Las elecciones demostraron el peso de ciertas rupturas del “correísmo” con los movimientos sociales y particularmente con el indígena, porque Lasso gana en provincias donde hay precisamente una fuerte presencia indígena. Ese voto no representó un acuerdo con el modelo empresarial-neoliberal ofrecido por el exbanquero y millonario, sino una reacción negativa contra el gobierno de la Revolución Ciudadana. El gobierno de Moreno tiene como punto de partida esa herencia y sobre ella tendrá que actuar para reconstituir el bloque popular, siempre añorado por todas las izquierdas teóricas o políticas.
Es innegable que la década 2007-2017 transformó al Ecuador en múltiples estructuras, de manera que hoy existe un país institucionalizado, con capacidades estatales fortalecidas y logros sociales reconocidos internacionalmente. Se dio continuidad y, al mismo tiempo, un nuevo nivel al papel regulador del Estado, los impuestos directos y las políticas sociales, que son la trilogía inaugurada por la Revolución Juliana (1925-1931), que es la que dio origen a una amplia dialéctica histórica en la que los ciclos políticos sucesivos se han caracterizado por revertir esas tendencias o por afirmarlas.

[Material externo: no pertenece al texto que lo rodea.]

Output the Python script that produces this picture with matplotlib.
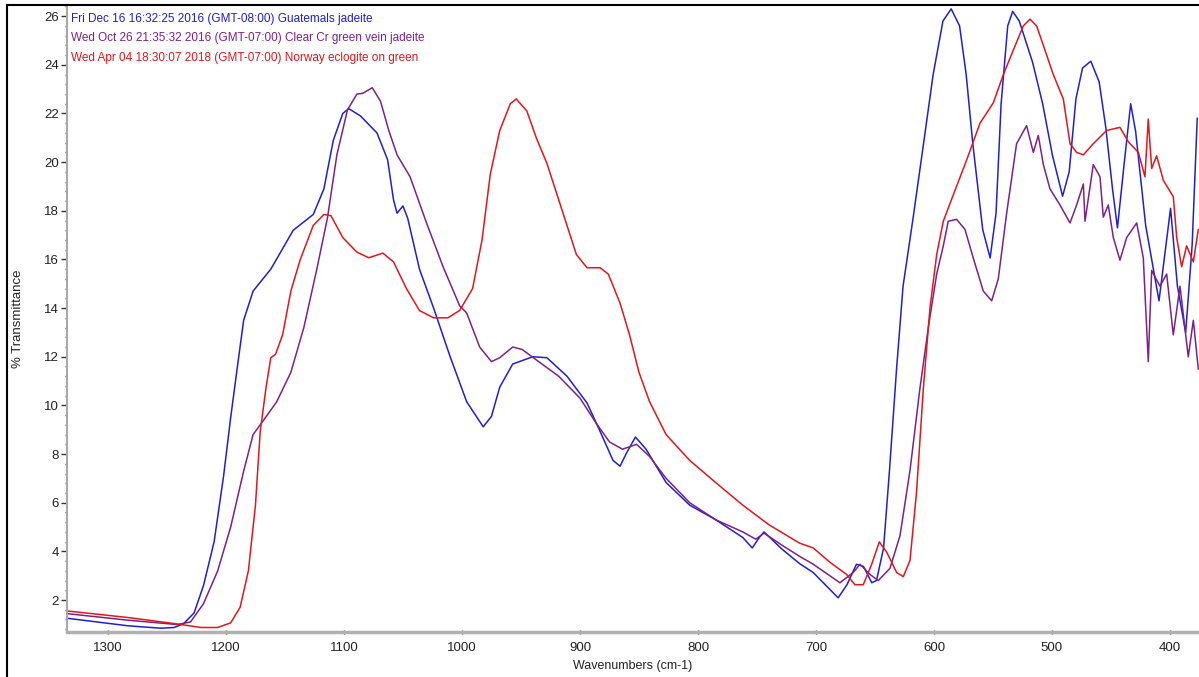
import matplotlib
matplotlib.use("Agg")
import matplotlib.pyplot as plt
from matplotlib.ticker import MultipleLocator
from matplotlib.lines import Line2D

# Guatemals jadeite (blue)
guat_wn = [1334.6, 1283, 1255, 1244, 1236, 1227, 1219, 1210, 1202, 1196, 1190, 1185, 1177, 1162,
           1143, 1126, 1117, 1109, 1101, 1096, 1086, 1072, 1063, 1058, 1055, 1050, 1046, 1036,
           1024, 1010, 996, 982, 975, 968, 957, 940, 928, 911, 894, 883, 872, 866, 861, 853, 844,
           827, 807, 785, 762, 754, 748, 744, 729, 714, 702.3, 681.2, 673.7, 665.7, 659.7, 652.7,
           648.7, 642.7, 637.7, 631.7, 626.2, 617.7, 609.3, 600.7, 592.4, 585.4, 578.3, 572.7,
           567.1, 558.7, 552.4, 547.4, 543.1, 537.5, 533.3, 527.7, 516.4, 507.9, 499.5, 491,
           485.4, 479.7, 474.1, 467.1, 460, 454.4, 448.7, 444.5, 438.9, 433.3, 429.1, 420.6,
           409.3, 399.5, 393.7, 386.7, 381.2, 376.9]
guat_t = [1.25, 0.94, 0.84, 0.87, 1.02, 1.47, 2.6, 4.4, 7.1, 9.5, 11.7, 13.5, 14.7, 15.6,
          17.2, 17.85, 18.9, 20.9, 22.0, 22.2, 21.9, 21.2, 20.1, 18.45, 17.9, 18.2, 17.7, 15.6,
          14.0, 12.0, 10.15, 9.12, 9.55, 10.75, 11.7, 12.0, 11.96, 11.2, 10.1, 8.94, 7.74, 7.5,
          8.0, 8.7, 8.2, 6.83, 5.9, 5.3, 4.57, 4.14, 4.57, 4.8, 4.1, 3.5, 3.13, 2.09, 2.63, 3.47,
          3.38, 2.71, 2.8, 4.14, 7.33, 11.5, 14.9, 17.7, 20.6, 23.6, 25.8, 26.3, 25.6, 23.6,
          20.76, 17.23, 16.06, 17.9, 22.4, 25.6, 26.2, 25.8, 24.1, 22.4, 20.26, 18.6, 19.6,
          22.6, 23.87, 24.15, 23.3, 21.43, 18.9, 17.3, 19.9, 22.4, 21.26, 17.4, 14.3, 18.1,
          14.9, 13.0, 16.6, 21.8]

# Clear Cr green vein jadeite (purple)
clear_wn = [1334.6, 1283, 1241, 1230, 1219, 1207, 1196, 1185, 1177, 1168, 1157, 1145, 1134,
            1123, 1114, 1106, 1097, 1089, 1084, 1076, 1069, 1062, 1055, 1044, 1030, 1016, 1002,
            996, 985, 975, 968, 957, 949, 935, 918, 900, 886, 875, 864, 852, 841, 827, 807, 785,
            762, 751, 744, 729, 714, 702.3, 679.7, 668.4, 662.7, 654.2, 647.2, 637.3, 628.8,
            620.3, 611.9, 604.8, 597.7, 592.1, 587.9, 580.8, 573.7, 566.7, 558.2, 551.1, 545.5,
            538.4, 530, 521.5, 515.8, 511.6, 507.3, 501.7, 493.2, 484.7, 479.1, 473.4, 472, 465,
            459.3, 456.5, 452.3, 448, 442.4, 436.7, 428.2, 422.6, 418.4, 415.5, 408.5, 402.8,
            397.2, 391.5, 384.5, 380.2, 376]
clear_t = [1.44, 1.17, 0.99, 1.1, 1.85, 3.2, 5.0, 7.3, 8.8, 9.4, 10.15, 11.36, 13.2, 15.6,
           17.7, 20.3, 22.15, 22.8, 22.83, 23.06, 22.5, 21.3, 20.3, 19.4, 17.5, 15.7, 14.1,
           13.8, 12.4, 11.8, 11.96, 12.4, 12.3, 11.8, 11.2, 10.3, 9.25, 8.5, 8.2, 8.4, 7.9, 7.0,
           6.0, 5.3, 4.8, 4.5, 4.75, 4.26, 3.8, 3.47, 2.71, 3.13, 3.47, 3.05, 2.8, 3.3, 4.64,
           7.33, 10.7, 13.2, 15.4, 16.56, 17.57, 17.65, 17.23, 16.06, 14.7, 14.3, 15.2, 17.9,
           20.76, 21.5, 20.4, 21.1, 19.9, 18.9, 18.24, 17.5, 18.24, 19.1, 17.57, 19.9, 19.4,
           17.74, 18.24, 16.9, 15.97, 16.9, 17.5, 16.06, 11.8, 15.55, 14.9, 15.4, 12.9, 14.9,
           12.0, 13.5, 11.5]

# Norway eclogite on green (red)
norway_wn = [1334.6, 1283, 1242, 1221, 1207, 1196, 1188, 1181, 1175, 1171, 1166, 1162, 1158,
             1152, 1145, 1137, 1126, 1117, 1111, 1101, 1089, 1079, 1067, 1058, 1047, 1036, 1024,
             1012, 1002, 991, 983, 976, 968, 959, 954, 945, 937, 928, 920, 911, 903, 894, 883,
             876, 866, 858, 850, 841, 827, 807, 785, 762, 740, 714, 702.3, 688.1, 674, 667,
             659.9, 652.8, 646.3, 640.1, 631.6, 626, 620.3, 614.7, 609, 603.4, 597.7, 592.1,
             583.6, 572.3, 561, 549.7, 541.2, 532.8, 524.3, 518.6, 513, 507.3, 498.9, 490.4,
             484.7, 479.1, 473.4, 465, 453.7, 442.4, 435.3, 426.8, 421.2, 418.4, 415.5, 411.3,
             405.6, 397.2, 394.3, 390.1, 385.9, 380.2, 376]
norway_t = [1.55, 1.28, 1.02, 0.87, 0.87, 1.06, 1.7, 3.2, 5.9, 8.9, 10.75, 11.96, 12.1, 12.9,
            14.7, 16.0, 17.4, 17.85, 17.8, 16.9, 16.3, 16.07, 16.26, 15.9, 14.8, 13.9, 13.6,
            13.6, 13.9, 14.8, 16.8, 19.5, 21.3, 22.4, 22.6, 22.1, 21.0, 19.95, 18.75, 17.4,
            16.2, 15.66, 15.66, 15.4, 14.2, 12.9, 11.36, 10.15, 8.8, 7.74, 6.83, 5.9, 5.1, 4.34,
            4.14, 3.55, 3.05, 2.63, 2.63, 3.47, 4.39, 3.97, 3.13, 2.96, 3.63, 6.48, 10.7, 14.0,
            16.2, 17.57, 18.66, 20.09, 21.6, 22.44, 23.6, 24.6, 25.6, 25.88, 25.6, 24.8, 23.6,
            22.6, 20.76, 20.4, 20.3, 20.76, 21.3, 21.43, 20.84, 20.4, 19.4, 21.77, 19.74, 20.26,
            19.25, 18.58, 16.9, 15.7, 16.56, 15.9, 17.23]

labels = ["Fri Dec 16 16:32:25 2016 (GMT-08:00) Guatemals jadeite",
          "Wed Oct 26 21:35:32 2016 (GMT-07:00) Clear Cr green vein jadeite",
          "Wed Apr 04 18:30:07 2018 (GMT-07:00) Norway eclogite on green"]
colors = ["#1f1fd6", "#7e2187", "#e3161c"]

plt.rcParams['font.family'] = ['Liberation Sans', 'DejaVu Sans']

W, H = 1199, 677
fig = plt.figure(figsize=(W / 100, H / 100), dpi=100)
ax = fig.add_axes([67 / W, (H - 632) / H, (W - 67) / W, (632 - 5) / H])

for wn, t, c in [(guat_wn, guat_t, colors[0]), (clear_wn, clear_t, colors[1]),
                 (norway_wn, norway_t, colors[2])]:
    ax.plot(wn, t, color=c, lw=1.1)

ax.set_xlim(1334.7, 375.4)
ax.set_ylim(0.685, 26.46)

ax.xaxis.set_major_locator(MultipleLocator(100))
ax.xaxis.set_minor_locator(MultipleLocator(20))
ax.yaxis.set_minor_locator(MultipleLocator(0.4))
ax.set_yticks(range(2, 27, 2))

for side in ['top', 'right']:
    ax.spines[side].set_visible(False)
ax.spines['left'].set_color('#a8a8a8')
ax.spines['left'].set_linewidth(1.5)
ax.spines['bottom'].set_color('#b0b0b0')
ax.spines['bottom'].set_linewidth(2.5)

ax.tick_params(axis='both', which='major', labelsize=9.5, colors='#333333', labelcolor='#222222')
ax.tick_params(axis='y', which='major', length=4, width=1, pad=2)
ax.tick_params(axis='y', which='minor', length=1.5, width=1, colors='#555555')
ax.tick_params(axis='x', which='major', length=3, width=1, pad=6, direction='inout')
ax.tick_params(axis='x', which='minor', length=1.5, width=1, colors='#555555', direction='inout')

ax.set_xlabel("Wavenumbers (cm-1)", fontsize=9, color='#222222', labelpad=4)
ax.set_ylabel("% Transmittance", fontsize=9.5, color='#222222')
ax.yaxis.set_label_coords(-(67 - 24) / (W - 67), 0.5)

for i, (lab, c) in enumerate(zip(labels, colors)):
    ax.text(1331, 25.9 - i * 0.8, lab, color=c, fontsize=8.5, ha='left', va='center')

# outer frame
fig.add_artist(Line2D([7 / W, 7 / W], [0, 1 - 5 / H], transform=fig.transFigure,
                      color='black', lw=1.5))
fig.add_artist(Line2D([7 / W, 1], [1 - 5 / H, 1 - 5 / H], transform=fig.transFigure,
                      color='black', lw=1.5))

fig.savefig("out.png", dpi=100)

El desarrollismo de las décadas de 1960 y 1970 liquidó definitivamente al régimen oligárquico tradicional, pero el modelo empresarial-neoliberal, galopantemente afirmado entre 1982-2006, que logró arraigar en amplios sectores sociales, ha vuelto a despertar y por poco triunfa en el país, poniendo en riesgo el ciclo de los gobiernos latinoamericanos progresistas.
No han bastado las obras materiales ni los importantes e inigualables logros sociales de la década ganada. Tampoco los triunfos electorales. Hay sectores sociales que han logrado ser convencidos por la idea del “cambio” ofrecida por el candidato Lasso, aunque sin examen de su peligroso contenido.
De manera que recobrar apoyos y encaminar la hegemonía ideológica y cultural de la nueva izquierda pasa a ser uno de los desafíos más serios, pero verdaderamente históricos, para la continuidad de la Revolución Ciudadana, que constitucionalmente solo tiene cuatro años más para cimentar las nuevas bases de la sociedad ecuatoriana.